Enter the ARN value if you want to use the temporary security credentials to access AWS resources.
Note: Even if you remove the IAM role that grants the agent access to the Amazon S3 bucket, the test connection is successful.
For more information about how to get the ARN of the IAM role, see the AWS documentation.
Use EC2 Role to Assume Role
Enables the EC2 role to assume another IAM role specified in the IAM Role ARN option.
By default, this property is not selected.
Note: The EC2 role must have a policy attached with permissions to assume an IAM role from the same or different account.
Folder Path
Bucket name or complete folder path to the Amazon S3 objects.
For tasks other than application ingestion and database ingestion tasks, don't use a slash at the end of the folder path.
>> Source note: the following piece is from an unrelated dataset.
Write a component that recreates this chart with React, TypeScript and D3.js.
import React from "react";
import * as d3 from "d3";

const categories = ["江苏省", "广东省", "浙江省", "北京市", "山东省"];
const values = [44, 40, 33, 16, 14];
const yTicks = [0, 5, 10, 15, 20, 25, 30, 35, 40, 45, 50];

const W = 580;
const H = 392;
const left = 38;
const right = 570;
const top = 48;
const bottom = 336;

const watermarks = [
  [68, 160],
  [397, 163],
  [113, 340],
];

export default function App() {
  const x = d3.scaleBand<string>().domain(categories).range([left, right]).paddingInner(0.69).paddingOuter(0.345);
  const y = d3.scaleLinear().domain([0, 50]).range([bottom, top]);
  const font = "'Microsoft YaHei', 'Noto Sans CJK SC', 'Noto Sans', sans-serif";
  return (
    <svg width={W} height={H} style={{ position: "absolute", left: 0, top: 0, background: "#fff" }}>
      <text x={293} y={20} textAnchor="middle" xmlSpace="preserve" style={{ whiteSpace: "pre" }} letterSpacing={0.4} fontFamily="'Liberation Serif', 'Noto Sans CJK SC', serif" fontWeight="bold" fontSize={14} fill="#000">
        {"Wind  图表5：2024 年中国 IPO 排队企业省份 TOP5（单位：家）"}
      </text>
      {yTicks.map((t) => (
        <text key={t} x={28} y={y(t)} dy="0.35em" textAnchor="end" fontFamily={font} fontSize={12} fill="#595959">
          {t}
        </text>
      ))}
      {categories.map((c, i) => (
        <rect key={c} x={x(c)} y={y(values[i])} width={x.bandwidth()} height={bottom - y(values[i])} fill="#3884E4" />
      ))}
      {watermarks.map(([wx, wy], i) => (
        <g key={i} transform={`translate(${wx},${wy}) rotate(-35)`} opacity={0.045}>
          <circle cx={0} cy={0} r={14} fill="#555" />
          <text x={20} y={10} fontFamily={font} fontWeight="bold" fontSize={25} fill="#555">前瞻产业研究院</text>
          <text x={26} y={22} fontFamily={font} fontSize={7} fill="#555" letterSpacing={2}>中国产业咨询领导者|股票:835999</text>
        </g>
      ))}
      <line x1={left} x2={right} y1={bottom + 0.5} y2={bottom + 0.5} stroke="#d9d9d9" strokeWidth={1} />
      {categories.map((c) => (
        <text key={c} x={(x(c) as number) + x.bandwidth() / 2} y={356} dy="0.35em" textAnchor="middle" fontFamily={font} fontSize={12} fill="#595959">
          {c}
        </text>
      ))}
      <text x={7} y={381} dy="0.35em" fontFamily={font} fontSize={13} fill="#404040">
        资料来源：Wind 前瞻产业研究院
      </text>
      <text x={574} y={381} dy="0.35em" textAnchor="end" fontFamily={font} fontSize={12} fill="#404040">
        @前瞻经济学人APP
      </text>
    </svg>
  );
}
For example, <bucket name>/<my folder name>.
IAM Role ARN (Advanced Setting)
The Amazon Resource Name of the IAM role assumed by the IAM user or the EC2 role to use temporary security credentials and access the AWS resources.
External ID (Advanced Setting)
The AssumeRole request parameter to generate temporary session credentials that enable an IAM user or AWS service to assume a role.
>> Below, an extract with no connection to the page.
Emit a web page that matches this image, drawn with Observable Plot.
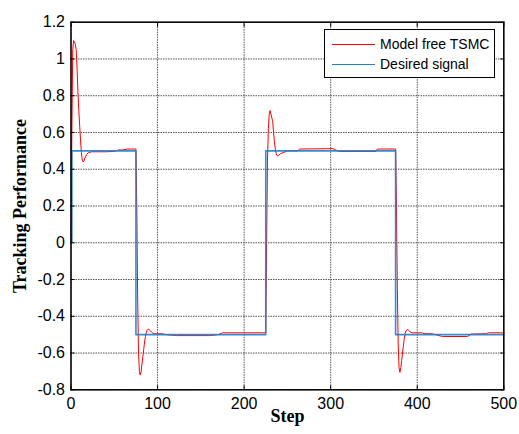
<!DOCTYPE html>
<html><head><meta charset="utf-8">
<script src="https://cdn.jsdelivr.net/npm/d3@7"></script>
<script src="https://cdn.jsdelivr.net/npm/@observablehq/plot@0.6"></script>
<style>
body{margin:0;background:#fff;}
#wrap{position:relative;width:519px;height:434px;overflow:hidden;}
#wrap svg{position:absolute;left:0;top:0;}
g[aria-label="x-axis label"] text, g[aria-label="y-axis label"] text{font-family:"Liberation Serif","Times New Roman",serif;font-weight:bold;font-size:18px;fill:#000;}
#legend{position:absolute;left:324px;top:29px;width:171px;height:49px;border:1px solid #000;background:#fff;font-family:"Liberation Sans",Arial,sans-serif;font-size:14px;color:#000;box-sizing:border-box;}
#legend .row{position:absolute;left:0;height:20px;line-height:20px;white-space:nowrap;}
#legend .sw{position:absolute;left:7px;top:10px;width:43px;height:0;}
#legend .lbl{position:absolute;left:55px;top:0;}
</style></head><body><div id="wrap"></div>
<script>
const seriesNames = ["Model free TSMC", "Desired signal"];
const seriesColors = ["#ff0000", "#1f80cc"];
const xTicks = [0, 100, 200, 300, 400, 500];
const yTicks = [-0.8, -0.6, -0.4, -0.2, 0, 0.2, 0.4, 0.6, 0.8, 1, 1.2];
const xLabel = "Step";
const yLabel = "Tracking Performance";

const desiredStep  = [0, 1, 75, 225, 375, 500];
const desiredValue = [0, 0.5, -0.5, 0.5, -0.5, -0.5];

const tsmcStep = [0, 1, 2, 3, 4, 5, 6, 7, 8, 9, 10, 11, 12, 13, 14, 15, 16, 18, 20, 24, 30, 40, 50, 55, 60, 65, 70, 75,
  76, 77, 78, 79, 80, 81, 82, 83, 84, 85, 86, 87, 88, 89, 90, 92, 94, 96, 105, 110, 122, 160, 170, 175, 200, 222, 225,
  226, 227, 228, 229, 230, 231, 232, 233, 234, 235, 236, 237, 238, 239, 240, 242, 245, 250, 262, 264, 303, 305, 310, 352, 354, 366, 375,
  376, 377, 378, 379, 380, 381, 382, 383, 384, 385, 386, 387, 388, 389, 390, 392, 394, 406, 408, 417, 429, 458, 462, 480, 482, 500];
const tsmcValue = [0, 0.6, 1.05, 1.1, 1.095, 1.08, 1.05, 0.95, 0.82, 0.72, 0.64, 0.56, 0.49, 0.45, 0.44, 0.445, 0.46, 0.48, 0.49, 0.495, 0.495, 0.495, 0.497, 0.505, 0.505, 0.51, 0.51, 0.51,
  0.2, -0.3, -0.6, -0.7, -0.72, -0.7, -0.66, -0.62, -0.58, -0.54, -0.51, -0.49, -0.475, -0.47, -0.472, -0.48, -0.49, -0.495, -0.495, -0.5, -0.505, -0.505, -0.5, -0.49, -0.49, -0.49, -0.49,
  0.0, 0.45, 0.62, 0.7, 0.72, 0.7, 0.68, 0.66, 0.6, 0.55, 0.51, 0.485, 0.475, 0.472, 0.475, 0.485, 0.49, 0.5, 0.5, 0.51, 0.512, 0.506, 0.497, 0.497, 0.51, 0.51, 0.51,
  0.2, -0.25, -0.55, -0.68, -0.705, -0.68, -0.64, -0.6, -0.56, -0.52, -0.495, -0.48, -0.473, -0.472, -0.476, -0.485, -0.49, -0.49, -0.495, -0.495, -0.51, -0.51, -0.497, -0.495, -0.49, -0.49];

const tsmc = tsmcStep.map((s, i) => ({step: s, value: tsmcValue[i]}));
const desired = desiredStep.map((s, i) => ({step: s, value: desiredValue[i]}));
const fmt = d => String(+d.toFixed(1));

const chart = Plot.plot({
  width: 519, height: 434,
  marginLeft: 70.5, marginRight: 15.7, marginTop: 21.7, marginBottom: 44.7,
  style: {fontFamily: "'Liberation Sans', Arial, sans-serif", fontSize: "16px", color: "#000", background: "#fff"},
  x: {domain: [0, 500]},
  y: {domain: [-0.8, 1.2]},
  marks: [
    Plot.gridX(xTicks, {stroke: "#555", strokeOpacity: 1, strokeDasharray: "1.5,1"}),
    Plot.gridY(yTicks, {stroke: "#555", strokeOpacity: 1, strokeDasharray: "1.5,1"}),
    Plot.line(tsmc, {x: "step", y: "value", stroke: seriesColors[0], strokeWidth: 1}),
    Plot.line(desired, {x: "step", y: "value", curve: "step-after", stroke: seriesColors[1], strokeWidth: 1.6, strokeOpacity: 0.9}),
    Plot.frame({stroke: "#000", strokeWidth: 1.5}),
    Plot.axisX(xTicks, {anchor: "bottom", tickSize: -4, tickPadding: 12, tickFormat: fmt, label: xLabel, labelArrow: "none", labelAnchor: "center", labelOffset: 32}),
    Plot.axisX(xTicks, {anchor: "top", tickSize: -4, tickFormat: () => "", label: null}),
    Plot.axisY(yTicks, {anchor: "left", tickSize: -4, tickPadding: 10, tickFormat: fmt, label: yLabel, labelArrow: "none", labelAnchor: "center", labelOffset: 58}),
    Plot.axisY(yTicks, {anchor: "right", tickSize: -4, tickFormat: () => "", label: null})
  ]
});
const wrap = document.getElementById("wrap");
wrap.appendChild(chart);

const legend = document.createElement("div");
legend.id = "legend";
seriesNames.forEach((name, i) => {
  const row = document.createElement("div");
  row.className = "row";
  row.style.top = (4 + i * 20) + "px";
  row.innerHTML = `<span class="sw" style="border-top:1px solid ${seriesColors[i]}"></span><span class="lbl">${name}</span>`;
  legend.appendChild(row);
});
wrap.appendChild(legend);
</script></body></html>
Enable the EC2 role to assume another IAM role specified in the 'IAM Role ARN' option.
S3 Account Type (Advanced Setting)
The type of the Amazon S3 account. Select one of the following options:
- Amazon S3 Storage. Enables you to use the Amazon S3 services.
- S3 Compatible Storage. Enables you to use the endpoint for a third-party storage provider such as Scality RING or MinIO.
Default is Amazon S3 storage.
REST Endpoint (Advanced Setting)
The S3 storage endpoint required for an S3 compatible storage.
Enter the S3 storage endpoint in the HTTP or HTTPs format.
For example, http://s3.isv.scality.com.
5Click Test Connection.
Import a relationship inference model
Import a relationship inference model if you want to configure the relationship discovery capability. You can either import a predefined relationship inference model, or import a model file from your local machine.
1In Metadata Command Center, click Explore on the navigation panel.
2Expand the menu and select Relationship Inference Model. The following image shows the Explore page with the Relationship Inference Model menu:
3Select one of the following options:
- Import Predefined Content. Imports a predefined relationship inference model called Column Similarity Model v1.0.
- Import. Imports the predefined relationship inference model from your local machine. Select this if you previously imported predefined content into your local machine and the inference model is stored on the machine.
To import a file, click Choose File in the Import Relationship Inference Model window and navigate to the model file on your local machine. You can also drag and drop the file.
The imported models appear in the list of relationship inference models on the Relationship Discovery tab.